The Justice Department will also publish model “red flag” legislation for states. The measure would allow police officers and family members to petition a court to temporarily remove firearms from people who may present a danger to themselves or others. While Biden cannot pass national red flag legislation without Congress, officials said the goal of the guidance was to make it easier for states that want to adopt it to do so. The department also plans to release a comprehensive report on firearms trafficking, which it has not done since 2000, and issue an order for more funding of community intervention programs.
Biden has proposed $5 billion over the next eight years for “community violence interventions,” a term that covers a range of programs designed to deter violence using tools other than putting people in prison. These measures can include conflict intervention, connecting people with social service agencies and working with shooting victims while they are hospitalized in hopes of avoiding retaliatory attacks.
In lieu of legislative action, several lawmakers have urged the president to issue executive orders on guns. Four Democratic senators — Robert Menendez of New Jersey, Dianne Feinstein of California, Edward Markey of Massachusetts and Richard Blumenthal of Connecticut — wrote to Biden last month, asking the administration to regulate ghost guns like other firearms.
“It’s incredibly exciting and a tremendous relief to finally have allies in the struggle against gun violence in the White House,”
Blumenthal said Wednesday. “Both President Biden and Vice President (Kamala) Harris are longtime champions committed to doing everything in their power to stem the tide of this public health epidemic.”
Republicans contend that tightening gun control would do little to prevent gun violence.

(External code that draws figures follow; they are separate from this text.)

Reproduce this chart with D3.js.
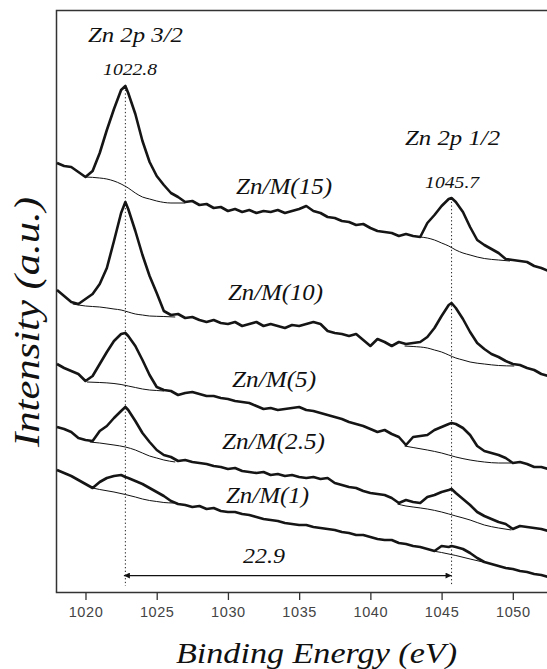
<!DOCTYPE html>
<html>
<head>
<meta charset="utf-8">
<script src="https://cdn.jsdelivr.net/npm/d3@7"></script>
<style>
  body { margin: 0; background: #fff; }
  svg { display: block; }
</style>
</head>
<body>
<script>
// binding energy (eV) of every read-off point
var energy = [1018, 1018.5, 1019, 1019.5, 1020, 1020.5, 1021, 1021.5, 1022, 1022.5, 1022.8, 1023,
  1023.5, 1024, 1024.5, 1025, 1025.5, 1026, 1026.5, 1027, 1027.5, 1028, 1028.5, 1029, 1029.5,
  1030, 1030.5, 1031, 1031.5, 1032, 1032.5, 1033, 1033.5, 1034, 1034.5, 1035, 1035.5, 1036,
  1036.5, 1037, 1037.5, 1038, 1038.5, 1039, 1039.5, 1040, 1040.5, 1041, 1041.5, 1042, 1042.5,
  1043, 1043.5, 1044, 1044.5, 1045, 1045.5, 1045.7, 1046, 1046.5, 1047, 1047.5, 1048, 1048.5,
  1049, 1049.5, 1050, 1050.5, 1051, 1051.5, 1052, 1052.5];

// intensity (a.u., stacked) of each sample
var zn15 = [429, 426, 425, 420, 415, 421, 439, 462, 483, 502, 506, 499,
  478, 451, 430, 416, 407, 399, 395, 390, 391, 387, 388, 384, 385,
  381, 383, 380, 382, 379, 381, 380, 382, 379, 381, 383, 386, 381,
  379, 375, 374, 371, 370, 367, 368, 364, 361, 360, 359, 356, 358,
  356, 355, 369, 377, 386, 393, 394, 390, 380, 365, 352, 347, 343,
  339, 333, 332, 331, 330, 326, 324, 321];
var zn10 = [302, 296, 290, 288, 293, 298, 308, 324, 351, 379, 390, 383,
  361, 337, 316, 299, 281, 277, 278, 274, 275, 272, 270, 272, 269,
  268, 270, 266, 268, 270, 266, 268, 266, 264, 267, 266, 268, 270,
  268, 261, 259, 258, 256, 258, 252, 246, 253, 250, 246, 250, 248,
  249, 250, 255, 264, 276, 287, 289, 284, 273, 260, 249, 243, 238,
  235, 231, 228, 227, 224, 222, 218, 216];
var zn5 = [228, 224, 221, 218, 211, 216, 228, 240, 251, 258, 259, 256,
  246, 232, 217, 205, 202, 201, 197, 199, 200, 198, 196, 196, 194,
  193, 191, 190, 189, 186, 183, 184, 182, 183, 184, 185, 182, 181,
  179, 177, 175, 173, 170, 168, 166, 163, 160, 162, 158, 155, 147,
  155, 156, 157, 162, 165, 168, 169, 168, 164, 157, 146, 141, 139,
  137, 134, 129, 130, 128, 125, 125, 123];
var zn2_5 = [165, 163, 160, 154, 152, 151, 161, 166, 174, 181, 185, 182,
  171, 159, 150, 142, 137, 135, 131, 132, 130, 129, 128, 126, 125,
  123, 124, 121, 120, 119, 120, 117, 118, 116, 117, 115, 114, 115,
  113, 114, 109, 107, 105, 104, 101, 99, 98, 97, 94, 89, 92,
  90, 89, 95, 97, 100, 102, 103, 99, 93, 87, 80, 76, 73,
  70, 68, 63, 66, 65, 64, 63, 61];
var zn1 = [122, 119, 116, 112, 108, 104, 110, 114, 116, 117, 115, 114,
  111, 108, 104, 100, 96, 91, 88, 87, 85, 86, 83, 84, 81,
  80, 80, 78, 77, 75, 73, 72, 71, 69, 68, 67, 67, 65,
  64, 63, 62, 60, 59, 57, 57, 55, 53, 52, 52, 49, 48,
  46, 45, 43, 41, 46, 45, 46, 45, 43, 39, 34, 30, 28,
  26, 24, 23, 21, 20, 18, 17, 15];

// fitted backgrounds under the peaks: [energy, intensity]
var bg15a = [[1020, 415], [1021, 414], [1021.5, 413], [1022, 411], [1022.5, 408], [1023, 404],
  [1023.5, 399], [1024, 395], [1024.5, 393], [1025, 391], [1026, 389], [1027, 389]];
var bg15b = [[1043.5, 355], [1044, 354], [1044.5, 352], [1045, 349], [1045.5, 346], [1046, 342],
  [1046.5, 339], [1047, 337], [1047.5, 335], [1048, 333.5], [1049, 332], [1049.8, 331]];
var bg10a = [[1019.1, 288], [1020, 286], [1021, 285], [1022, 283], [1022.5, 282], [1023, 280],
  [1023.5, 278], [1024, 277], [1024.5, 276], [1025.5, 275.5], [1026.3, 275]];
var bg10b = [[1042.4, 246], [1043, 245.5], [1044, 244], [1044.5, 242], [1045, 240], [1045.5, 237],
  [1046, 234], [1046.5, 232], [1047, 230], [1048, 228], [1049, 226.5], [1050.1, 226]];
var bg5a = [[1020.1, 210], [1021, 209.5], [1022, 208.5], [1022.5, 207.5], [1023, 206],
  [1023.5, 204.5], [1024, 203], [1024.5, 202], [1025, 201.5], [1025.5, 201]];
var bg5b = [[1042.4, 146], [1043, 144.5], [1044, 142], [1045, 139], [1046, 135], [1047, 132],
  [1048, 130], [1049, 129], [1049.9, 129]];
var bg2_5a = [[1020.3, 150], [1021, 149], [1022, 147], [1022.8, 145], [1023.5, 142], [1024, 139],
  [1024.5, 136], [1025, 134], [1025.5, 132], [1026.3, 130]];
var bg2_5b = [[1041.9, 88], [1042.5, 86], [1043, 85], [1044, 83], [1045, 80], [1046, 76],
  [1047, 72], [1048, 67], [1049, 64], [1049.9, 62]];
var bg1a = [[1020.5, 104], [1021, 102.5], [1022, 100], [1022.8, 97.5], [1023.5, 95], [1024, 93],
  [1024.5, 91.5], [1025, 90.5], [1025.5, 89.5], [1026.2, 89]];
var bg1b = [[1044.4, 41], [1045, 39.5], [1046, 36.5], [1047, 33], [1047.9, 30]];

var seriesNames = ["Zn/M(15)", "Zn/M(10)", "Zn/M(5)", "Zn/M(2.5)", "Zn/M(1)"];
var peakNames = ["Zn 2p 3/2", "Zn 2p 1/2"];
var peakPos = [1022.8, 1045.7];
var splitting = "22.9";
var xTicks = [1020, 1025, 1030, 1035, 1040, 1045, 1050];

var spectra = [zn15, zn10, zn5, zn2_5, zn1];
var backgrounds = [bg15a, bg15b, bg10a, bg10b, bg5a, bg5b, bg2_5a, bg2_5b, bg1a, bg1b];

// chart size
var W = 547, H = 669;
var plot = { left: 57, right: 547, top: 10, bottom: 592 };

var svg = d3.select("body").append("svg")
  .attr("width", W)
  .attr("height", H);

var x = d3.scaleLinear().domain([1018, 1052.4]).range([plot.left, plot.right]);
var y = d3.scaleLinear().domain([0, 582]).range([plot.bottom, plot.top]);

var serif = "'Liberation Serif', 'Times New Roman', serif";

// frame: left and top borders
svg.append("path")
  .attr("d", "M" + (plot.left - 0.5) + "," + plot.bottom + "V" + (plot.top + 0.5) + "H" + W)
  .attr("fill", "none")
  .attr("stroke", "#333")
  .attr("stroke-width", 1.5);

// x axis
var xAxis = svg.append("g")
  .attr("transform", "translate(0," + plot.bottom + ")")
  .call(d3.axisBottom(x).tickValues(xTicks).tickSize(8).tickSizeOuter(0).tickPadding(7)
    .tickFormat(d3.format("d")));
xAxis.select(".domain").attr("stroke", "#333").attr("stroke-width", 1.5)
  .attr("d", "M" + (plot.left - 1.25) + ",0.5H" + W);
xAxis.selectAll(".tick line").attr("stroke", "#333").attr("stroke-width", 1.3);
xAxis.selectAll(".tick text")
  .attr("fill", "#444")
  .style("font-family", "'Liberation Sans', Arial, sans-serif")
  .style("font-size", "14.5px")
  .style("letter-spacing", "0.6px");

// dotted guide lines at the peak positions
peakPos.forEach(function (p) {
  var top = zn15[energy.indexOf(p)];
  svg.append("line")
    .attr("x1", x(p)).attr("x2", x(p))
    .attr("y1", y(top)).attr("y2", y(6))
    .attr("stroke", "#222")
    .attr("stroke-width", 1)
    .attr("stroke-dasharray", "1.3,2.4");
});

var line = d3.line()
  .x(function (d) { return x(d[0]); })
  .y(function (d) { return y(d[1]); });

// backgrounds (thin)
backgrounds.forEach(function (b) {
  svg.append("path")
    .datum(b)
    .attr("d", line.curve(d3.curveMonotoneX))
    .attr("fill", "none")
    .attr("stroke", "#111")
    .attr("stroke-width", 1);
});

// spectra (thick, noisy)
line.curve(d3.curveLinear);
spectra.forEach(function (s) {
  svg.append("path")
    .datum(d3.zip(energy, s))
    .attr("d", line)
    .attr("fill", "none")
    .attr("stroke", "#151515")
    .attr("stroke-width", 2.6)
    .attr("stroke-linejoin", "round");
});

// text helper
function label(txt, e, v, size, len) {
  return svg.append("text")
    .attr("x", x(e))
    .attr("y", y(v))
    .attr("text-anchor", "middle")
    .attr("textLength", len)
    .attr("lengthAdjust", "spacingAndGlyphs")
    .style("font-family", serif)
    .style("font-style", "italic")
    .style("font-size", size + "px")
    .attr("fill", "#111")
    .text(txt);
}

// peak names and positions
label(peakNames[0], 1023.51, 550, 21, 95);
label(peakNames[1], 1045.77, 447, 21, 95);
label(String(peakPos[0]), 1023.13, 517, 17, 54);
label(String(peakPos[1]), 1045.74, 404, 17, 54);

// series labels
var seriesAt = [[1033.94, 398, 96], [1033.34, 292, 95], [1033.24, 205, 84], [1033.2, 143, 103], [1032.78, 89, 83]];
seriesNames.forEach(function (n, i) {
  label(n, seriesAt[i][0], seriesAt[i][1], 23, seriesAt[i][2]);
});

// spin-orbit splitting arrow
var defs = svg.append("defs");
defs.append("marker")
  .attr("id", "head")
  .attr("viewBox", "0 -5 10 10")
  .attr("refX", 10).attr("refY", 0)
  .attr("markerWidth", 10).attr("markerHeight", 6)
  .attr("markerUnits", "userSpaceOnUse")
  .attr("orient", "auto-start-reverse")
  .append("path")
  .attr("d", "M0,-5L10,0L0,5Z")
  .attr("fill", "#111");

svg.append("line")
  .attr("x1", x(peakPos[0]) - 1.5).attr("x2", x(peakPos[1]))
  .attr("y1", y(16.4)).attr("y2", y(16.4))
  .attr("stroke", "#111")
  .attr("stroke-width", 1.2)
  .attr("marker-start", "url(#head)")
  .attr("marker-end", "url(#head)");

label(splitting, 1032.54, 29, 21, 42);

// axis titles
svg.append("text")
  .attr("x", 316.5).attr("y", 663)
  .attr("text-anchor", "middle")
  .attr("textLength", 281)
  .attr("lengthAdjust", "spacingAndGlyphs")
  .style("font-family", serif)
  .style("font-style", "italic")
  .style("font-size", "30px")
  .attr("fill", "#111")
  .text("Binding Energy (eV)");

svg.append("text")
  .attr("transform", "translate(39,322) rotate(-90)")
  .attr("text-anchor", "middle")
  .attr("textLength", 250)
  .attr("lengthAdjust", "spacingAndGlyphs")
  .style("font-family", serif)
  .style("font-style", "italic")
  .style("font-size", "36px")
  .attr("fill", "#111")
  .text("Intensity (a.u.)");
</script>
</body>
</html>
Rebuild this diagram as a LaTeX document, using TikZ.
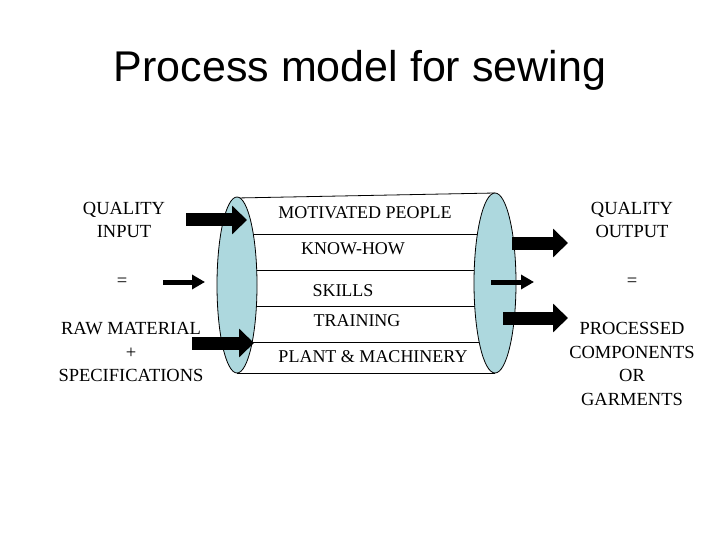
\documentclass[tikz,border=0pt]{standalone}
\usepackage{fontspec}
\setmainfont{Liberation Serif}
\newfontfamily\titlefont{Liberation Sans}
\usetikzlibrary{arrows.meta,shapes.geometric}
\definecolor{cyl}{RGB}{173,216,222}
\begin{document}
\begin{tikzpicture}[x=1pt,y=-1pt,
  side/.style={font=\fontsize{18.5}{23.5}\selectfont, align=center, inner sep=0pt},
  inner/.style={font=\fontsize{18}{20}\selectfont},
  big/.style={line width=13pt, -{Triangle[length=15pt,width=28pt]}},
  small/.style={line width=5pt, -{Triangle[length=13pt,width=14pt]}},
  ell/.style={draw, fill=cyl, line width=0.8pt, ellipse, inner sep=0pt}]
\useasboundingbox (0,0) rectangle (720,540);
\node[font=\titlefont\fontsize{43}{48}\selectfont] (title) at (360,70) {Process model for sewing};
% cylinder lines
\coordinate (lt) at (237,198); \coordinate (rt) at (495,193);
\coordinate (lb) at (237,373); \coordinate (rb) at (495,373);
\draw[line width=0.8pt] (lt) -- (rt);
\draw[line width=0.8pt] (lb) -- (rb);
\foreach \y in {234,270,306,342} \draw[line width=0.8pt] (250,\y) -- (480,\y);
\node[ell, minimum width=40pt, minimum height=176pt] (le) at (237,285) {};
\node[ell, minimum width=42pt, minimum height=180pt] (re) at (495,283) {};
\node[inner] (mp) at (365,213) {MOTIVATED PEOPLE};
\node[inner] (kh) at (353,249) {KNOW-HOW};
\node[inner] (sk) at (343,291) {SKILLS};
\node[inner] (tr) at (357,321) {TRAINING};
\node[inner] (pm) at (373,357) {PLANT \& MACHINERY};
% side texts
\node[side] (qi) at (124,220) {QUALITY\\INPUT};
\node[side] (eq1) at (122,282) {=};
\node[side] (rm) at (131,352) {RAW MATERIAL\\+\\SPECIFICATIONS};
\node[side] (qo) at (632,220) {QUALITY\\OUTPUT};
\node[side] (eq2) at (632,282) {=};
\node[side] (pc) at (632,364) {PROCESSED\\COMPONENTS\\OR\\GARMENTS};
% arrows
\coordinate (a1s) at (186,220); \coordinate (a1e) at (247,220);
\coordinate (a2s) at (163,282); \coordinate (a2e) at (205,282);
\coordinate (a3s) at (192,343); \coordinate (a3e) at (254,343);
\coordinate (b1s) at (512,243); \coordinate (b1e) at (568,243);
\coordinate (b2s) at (491,282); \coordinate (b2e) at (534,282);
\coordinate (b3s) at (503,318); \coordinate (b3e) at (568,318);
\draw[big] (a1s) -- (a1e);
\draw[small] (a2s) -- (a2e);
\draw[big] (a3s) -- (a3e);
\draw[big] (b1s) -- (b1e);
\draw[small] (b2s) -- (b2e);
\draw[big] (b3s) -- (b3e);
\end{tikzpicture}
\end{document}
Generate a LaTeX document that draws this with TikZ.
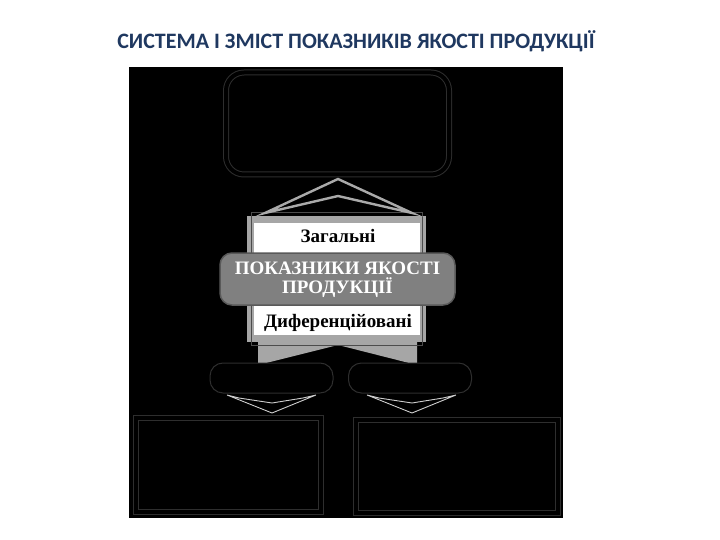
\documentclass[tikz,border=0pt]{standalone}
\usepackage{fontspec}
\setmainfont{Liberation Serif}
\newfontfamily\titlefont{Carlito}
\definecolor{titleblue}{RGB}{31,56,96}
\definecolor{framegray}{RGB}{166,166,166}
\definecolor{pillgray}{RGB}{128,128,128}
\definecolor{darkline}{RGB}{46,46,46}
\definecolor{chevgray}{RGB}{170,170,170}
\definecolor{chevlight}{RGB}{205,205,205}
\begin{document}
\begin{tikzpicture}[x=1pt,y=-1pt,
  dbox/.style={draw=darkline, line width=1pt, double=black, double distance=4pt, inner sep=0pt},
  pill/.style={draw=darkline, line width=1pt, fill=black, rounded corners=13pt, minimum width=123pt, minimum height=30pt, inner sep=0pt},
  upchev/.style={draw=chevgray, line width=2.4pt, fill=black, line join=miter},
  downchev/.style={draw=chevlight, line width=0.9pt, fill=black},
  lbl/.style={font=\fontsize{19}{19}\selectfont\bfseries, text=black, inner sep=0pt}]
\useasboundingbox (0,0) rectangle (720,540);
\fill[white] (0,0) rectangle (720,540);
% title
\node[font=\titlefont\fontsize{22}{22}\selectfont\bfseries, text=titleblue, anchor=base, inner sep=0pt] (title) at (356,49) {СИСТЕМА І ЗМІСТ ПОКАЗНИКІВ ЯКОСТІ ПРОДУКЦІЇ};
% black field
\node[fill=black, minimum width=434pt, minimum height=451pt, inner sep=0pt, anchor=north west] (field) at (129,67) {};
% top box
\node[dbox, rounded corners=18pt, minimum width=223pt, minimum height=102pt] (top) at (337.5,123.5) {};
% gray banner below frame
\fill[framegray] (258,340) -- (417,340) -- (417,365) -- (338,345) -- (258,365) -- cycle;
% frame
\node[draw=framegray, line width=6.5pt, fill=white, minimum width=172.5pt, minimum height=119pt, inner sep=0pt] (frame) at (336.75,279) {};
\draw[black!70, line width=0.7pt] ([shift={(3.6,-3.6)}]frame.north west) rectangle ([shift={(-3.6,3.6)}]frame.south east);
\node[lbl, anchor=base] (gen) at (338,243) {Загальні};
\node[lbl, anchor=base] (dif) at (338,327) {Диференційовані};
% central pill
\node[draw=black!65, line width=1.5pt, fill=pillgray, rounded corners=12pt, minimum width=235pt, minimum height=52pt, inner sep=0pt] (main) at (337.5,279) {};
\node[text=white, font=\fontsize{19}{19}\selectfont\bfseries, anchor=base, inner sep=0pt] (mainA) at (337.5,274) {ПОКАЗНИКИ ЯКОСТІ};
\node[text=white, font=\fontsize{19}{19}\selectfont\bfseries, anchor=base, inner sep=0pt] (mainB) at (337.5,293) {ПРОДУКЦІЇ};
% up chevron from frame to top box
\coordinate (ua) at (338,179);
\coordinate (ui) at (338,196);
\filldraw[upchev] (265,213) -- (ua) -- (412,213) -- (ui) -- cycle;
% lower pills
\node[pill] (lp) at (271.5,378) {};
\node[pill] (rp) at (410,378) {};
% down chevrons
\filldraw[downchev] (227,395) -- (272,413) -- (316,395) -- (303,398) -- (272,403) -- (239,398) -- cycle;
\filldraw[downchev] (367,395) -- (412,413) -- (456,395) -- (443,398) -- (412,403) -- (379,398) -- cycle;
% lower boxes
\node[dbox, minimum width=185.5pt, minimum height=94pt] (lb) at (228.25,465) {};
\node[dbox, minimum width=202.5pt, minimum height=93pt] (rb) at (456.75,466) {};
\end{tikzpicture}
\end{document}
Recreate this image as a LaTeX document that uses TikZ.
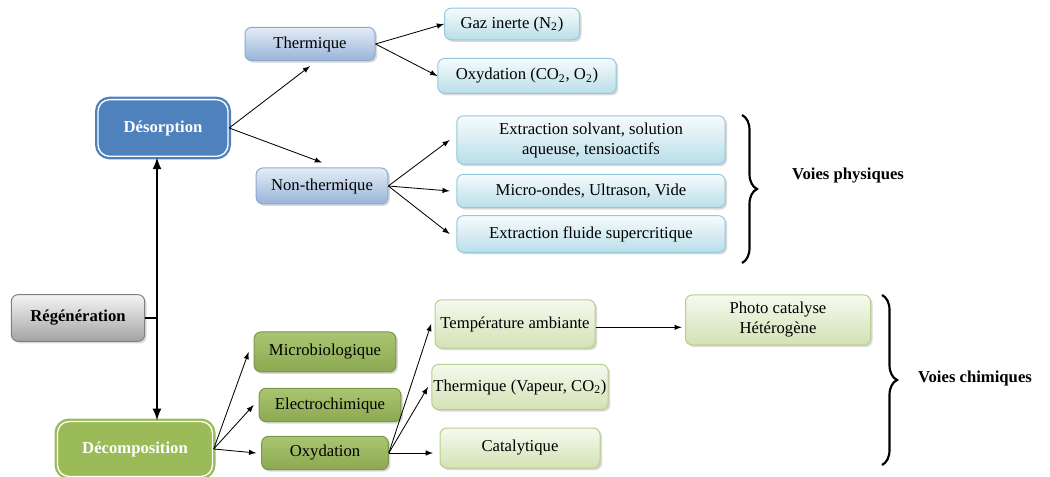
\documentclass[tikz,border=0pt]{standalone}
\usepackage{fontspec}
\setmainfont{Liberation Serif}
\usetikzlibrary{shadows,decorations.pathreplacing}

\definecolor{bluetop}{HTML}{E4ECF6}
\definecolor{bluebot}{HTML}{98B4D8}
\definecolor{bluedraw}{HTML}{8EA9CF}
\definecolor{bluedark}{HTML}{4F81BD}
\definecolor{cyantop}{HTML}{F6FBFD}
\definecolor{cyanbot}{HTML}{B9DEE9}
\definecolor{cyandraw}{HTML}{93C9DA}
\definecolor{greenmid}{HTML}{9BBB59}
\definecolor{greentop}{HTML}{F6F9EF}
\definecolor{greenbot}{HTML}{D3E2B4}
\definecolor{greendraw}{HTML}{B7CF8C}
\definecolor{greytop}{HTML}{F4F4F4}
\definecolor{greybot}{HTML}{A3A3A3}

\begin{document}
\begin{tikzpicture}[x=0.6pt,y=-0.6pt,
  box/.style={rounded corners=4pt,align=center,inner sep=1pt,line width=0.6pt,
    drop shadow={opacity=0.3,shadow xshift=1.2pt,shadow yshift=-1.2pt}},
  bluebox/.style={box,draw=bluedraw,top color=bluetop,bottom color=bluebot},
  cyanbox/.style={box,draw=cyandraw,top color=cyantop,bottom color=cyanbot},
  greenbox/.style={box,draw=greenmid!80!black,top color=greenmid!85!white,bottom color=greenmid!90!black},
  lightbox/.style={box,draw=greendraw,top color=greentop,bottom color=greenbot},
  mainbox/.style={box,rounded corners=7pt,line width=1.4pt,double=white,double distance=0.8pt,
    text=white,font=\bfseries},
  link/.style={-latex,line width=0.5pt},
  bracket/.style={decorate,decoration={brace,amplitude=9pt},line width=1.3pt}]
\useasboundingbox (0,0) rectangle (1050,477);

% desorption side
\node[mainbox,draw=bluedark,fill=bluedark,minimum width=78pt,minimum height=34pt] (desorp) at (163,128) {Désorption};
\node[bluebox,minimum width=78pt,minimum height=20pt] (therm) at (310,44) {Thermique};
\node[bluebox,minimum width=79pt,minimum height=21.6pt] (nontherm) at (322,186) {Non-thermique};
\node[cyanbox,minimum width=81pt,minimum height=19pt] (gaz) at (512,24) {Gaz inerte (N\textsubscript{2})};
\node[cyanbox,minimum width=107pt,minimum height=21pt] (oxyd) at (527,76) {Oxydation (CO\textsubscript{2}, O\textsubscript{2})};
\node[cyanbox,minimum width=161pt,minimum height=29pt] (solvant) at (591,140) {Extraction solvant, solution\\ aqueuse, tensioactifs};
\node[cyanbox,minimum width=161pt,minimum height=20pt] (ondes) at (591,191) {Micro-ondes, Ultrason, Vide};
\node[cyanbox,minimum width=161pt,minimum height=22pt] (fluide) at (591,234) {Extraction fluide supercritique};

% regeneration
\node[box,draw=gray,top color=greytop,bottom color=greybot,minimum width=80pt,minimum height=28pt,font=\bfseries] (regen) at (78,318) {Régénération};
\coordinate (axe) at (157,318);

% decomposition side
\node[mainbox,draw=greenmid,fill=greenmid,minimum width=93pt,minimum height=33pt] (decomp) at (135,449) {Décomposition};
\node[greenbox,minimum width=85pt,minimum height=24pt] (microbio) at (325,352) {Microbiologique};
\node[greenbox,minimum width=85pt,minimum height=20pt] (electro) at (330,405) {Electrochimique};
\node[greenbox,minimum width=76pt,minimum height=20pt] (oxydation) at (325,453) {Oxydation};
\node[lightbox,minimum width=96pt,minimum height=29pt] (ambiante) at (515,324) {Température ambiante};
\node[lightbox,minimum width=103pt,minimum height=27pt] (vapeur) at (520,387) {Thermique (Vapeur, CO\textsubscript{2})};
\node[lightbox,minimum width=96pt,minimum height=24pt] (catal) at (520,448) {Catalytique};
\node[lightbox,minimum width=111pt,minimum height=30pt] (photo) at (778,320) {Photo catalyse\\ Hétérogène};

% links
\draw[latex-latex,line width=1.4pt] (axe |- desorp.south) -- (axe |- decomp.north);
\draw[line width=1.4pt] (regen.east) -- (axe);
\draw[link] (desorp.east) -- ([yshift=-3pt]therm.south);
\draw[link] (desorp.east) -- ([yshift=3pt]nontherm.north);
\draw[link] (therm.east) -- (gaz.west);
\draw[link] (therm.east) -- (oxyd.west);
\foreach \n in {solvant,ondes,fluide}
  \draw[link] (nontherm.east) -- ([xshift=-4pt]\n.west);
\foreach \n in {microbio,electro,oxydation}
  \draw[link] (decomp.east) -- ([xshift=-3pt]\n.west);
\draw[link] (oxydation.east) -- ([xshift=-2pt]ambiante.west);
\draw[link] (oxydation.east) -- ([xshift=-2pt]vapeur.west);
\draw[link] (oxydation.east) -- ([xshift=-4pt]oxydation.east -| catal.west);
\draw[link] ([yshift=-2pt]ambiante.east) -- ([yshift=-2pt,xshift=-2pt]ambiante.east -| photo.west);

% braces
\draw[bracket] (742,115) -- (742,263);
\node[font=\bfseries] (physiques) at (848,176) {Voies physiques};
\draw[bracket] (882,295) -- (882,465);
\node[font=\bfseries] (chimiques) at (975,378) {Voies chimiques};
\end{tikzpicture}
\end{document}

“Every time there’s a shooting, we play this ridiculous theater where this committee gets together and proposes a bunch of laws that would do nothing to stop these murders,” Sen. Ted Cruz, R-Texas, said at a recent Judiciary Committee hearing.
Any change to current gun regulations is likely to be challenged in court by gun rights groups. One such lawsuit resulted recently in a federal appeals court rejecting a Trump administration rule change designed to ban bump stocks, attachments to semiautomatic rifles that make the weapons fire much more quickly, similar to fully automatic weapons.
While campaigning for the Democratic nomination, Biden promised that gun legislation would be a “day one” priority for him, including legislation that would repeal liability protections for gun manufacturers. But the White House has yet to release a legislative plan, instead deferring to a pair of bills passed by the Democratic-controlled House last month.
On the liability legislation, as well as executive actions on guns, Biden said in a news conference last month that he planned to do “all of the above” but that it was a “matter of timing,” suggesting that other goals were more urgent.
“As you’ve all observed, successful presidents — better than me — have been successful, in large part because they know how to time what they’re doing — order it, decide and prioritize what needs to be done,” Biden said.
The House measures would expand background checks to include private transactions between unlicensed individuals, while closing what advocates of stricter gun laws have called the “Charleston loophole,” which allows a gun sale to go through if a background check isn’t finished after three days.
Senate Majority Leader Charles Schumer, D-N.Y., has promised to put those bills on the Senate floor for a vote, but it’s unclear whether they can win even a simple majority, much less the support of 60 senators needed to pass most legislation in the Senate.
Sen. Joe Manchin, DW.Va., has signaled opposition to the House-passed gun measures, preferring instead a more modest expansion of background checks that he co-wrote with Sen. Patrick Toomey, R-Pa., in the aftermath of the 2012 shooting at Sandy Hook Elementary School in Newtown, Conn.